— start of Material provided —

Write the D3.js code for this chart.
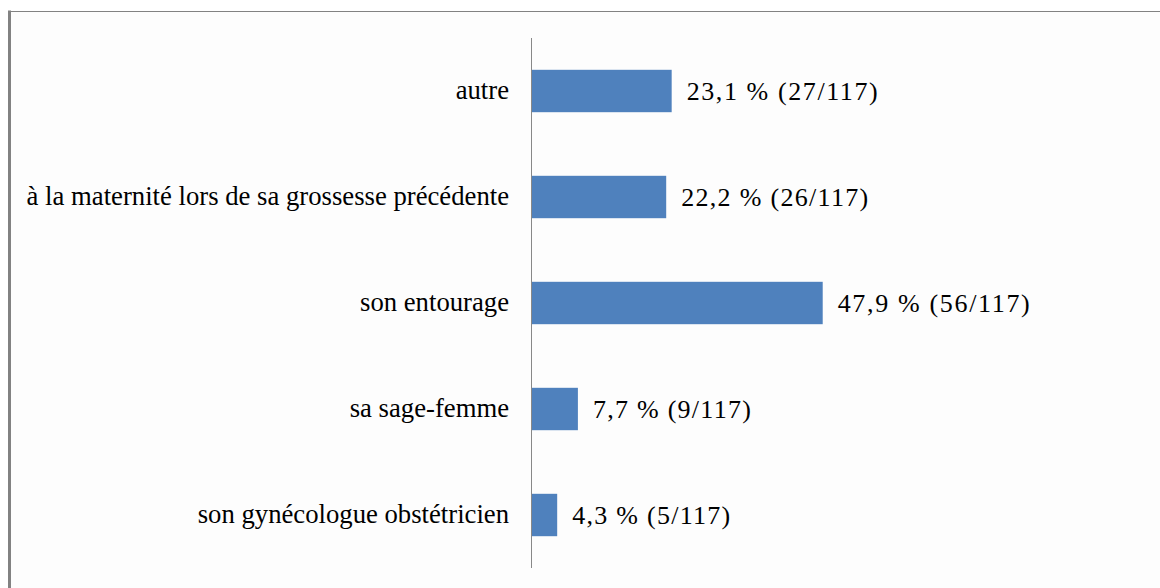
<!DOCTYPE html>
<html>
<head>
<meta charset="utf-8">
<script src="https://cdn.jsdelivr.net/npm/d3@7"></script>
<style>
  html, body { margin: 0; padding: 0; background: #ffffff; }
  svg { display: block; }
  svg text { font-family: "Liberation Serif", "DejaVu Serif", serif; }
</style>
</head>
<body>
<svg id="chart" width="1160" height="588"></svg>
<script>
const categories = [
  "autre",
  "à la maternité lors de sa grossesse précédente",
  "son entourage",
  "sa sage-femme",
  "son gynécologue obstétricien"
];
const percents = [23.1, 22.2, 47.9, 7.7, 4.3];
const counts = [27, 26, 56, 9, 5];
const total = 117;
const valueLabels = ["23,1 % (27/117)", "22,2 % (26/117)", "47,9 % (56/117)", "7,7 % (9/117)", "4,3 % (5/117)"];

const valWidths = [191, 187, 192, 158, 158];

const data = categories.map((c, i) => ({ cat: c, pct: percents[i], n: counts[i], label: valueLabels[i], vw: valWidths[i] }));

const FONT = '"Liberation Serif", "DejaVu Serif", serif';
const svg = d3.select("#chart");

// frame background
svg.append("rect").attr("x", 10).attr("y", 11).attr("width", 1150).attr("height", 577).attr("fill", "#fdfdfd");
svg.append("line").attr("x1", 9.5).attr("x2", 9.5).attr("y1", 10.5).attr("y2", 588)
  .attr("stroke", "#828282").attr("stroke-width", 3);
svg.append("line").attr("x1", 8).attr("x2", 1160).attr("y1", 11.5).attr("y2", 11.5)
  .attr("stroke", "#828282").attr("stroke-width", 1);

const x = d3.scaleLinear().domain([0, 100]).range([531, 1140]);
const y = d3.scaleBand().domain(categories).range([38, 568]).paddingInner(0.6).paddingOuter(0.3);

// bars
svg.append("g").selectAll("rect").data(data).join("rect")
  .attr("x", x(0))
  .attr("y", d => y(d.cat))
  .attr("width", d => x(d.pct) - x(0))
  .attr("height", y.bandwidth())
  .attr("fill", "#4f81bd");

// axis
const axis = d3.axisLeft(y).tickSize(0).tickPadding(22);
const gAxis = svg.append("g").attr("transform", `translate(${x(0)},0)`).call(axis)
  .attr("font-family", null).attr("font-size", null);
gAxis.select(".domain").attr("stroke", "#888888").attr("stroke-width", 1)
  .attr("d", "M0.5,38V568");
gAxis.selectAll(".tick text")
  .style("font-family", FONT)
  .style("font-size", "26.7px")
  .attr("fill", "#000")
  .attr("dy", "0.3em");

// value labels
svg.append("g").selectAll("text").data(data).join("text")
  .attr("x", d => x(d.pct) + 15)
  .attr("y", d => y(d.cat) + y.bandwidth() / 2)
  .attr("dy", "0.33em")
  .style("font-family", FONT)
  .style("font-size", "26px")
  .attr("fill", "#000")
  .attr("textLength", d => d.vw)
  .attr("lengthAdjust", "spacing")
  .text(d => d.label);
</script>
</body>
</html>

— end of Material provided —

Exercise goal:
Output exactly the span of lines from the top of the listing through the line holding "const valWidths = [191, 187, 192, 158, 158];", and leave every picture out.

Solution to the problem:
Write the D3.js code for this chart.
<!DOCTYPE html>
<html>
<head>
<meta charset="utf-8">
<script src="https://cdn.jsdelivr.net/npm/d3@7"></script>
<style>
  html, body { margin: 0; padding: 0; background: #ffffff; }
  svg { display: block; }
  svg text { font-family: "Liberation Serif", "DejaVu Serif", serif; }
</style>
</head>
<body>
<svg id="chart" width="1160" height="588"></svg>
<script>
const categories = [
  "autre",
  "à la maternité lors de sa grossesse précédente",
  "son entourage",
  "sa sage-femme",
  "son gynécologue obstétricien"
];
const percents = [23.1, 22.2, 47.9, 7.7, 4.3];
const counts = [27, 26, 56, 9, 5];
const total = 117;
const valueLabels = ["23,1 % (27/117)", "22,2 % (26/117)", "47,9 % (56/117)", "7,7 % (9/117)", "4,3 % (5/117)"];

const valWidths = [191, 187, 192, 158, 158];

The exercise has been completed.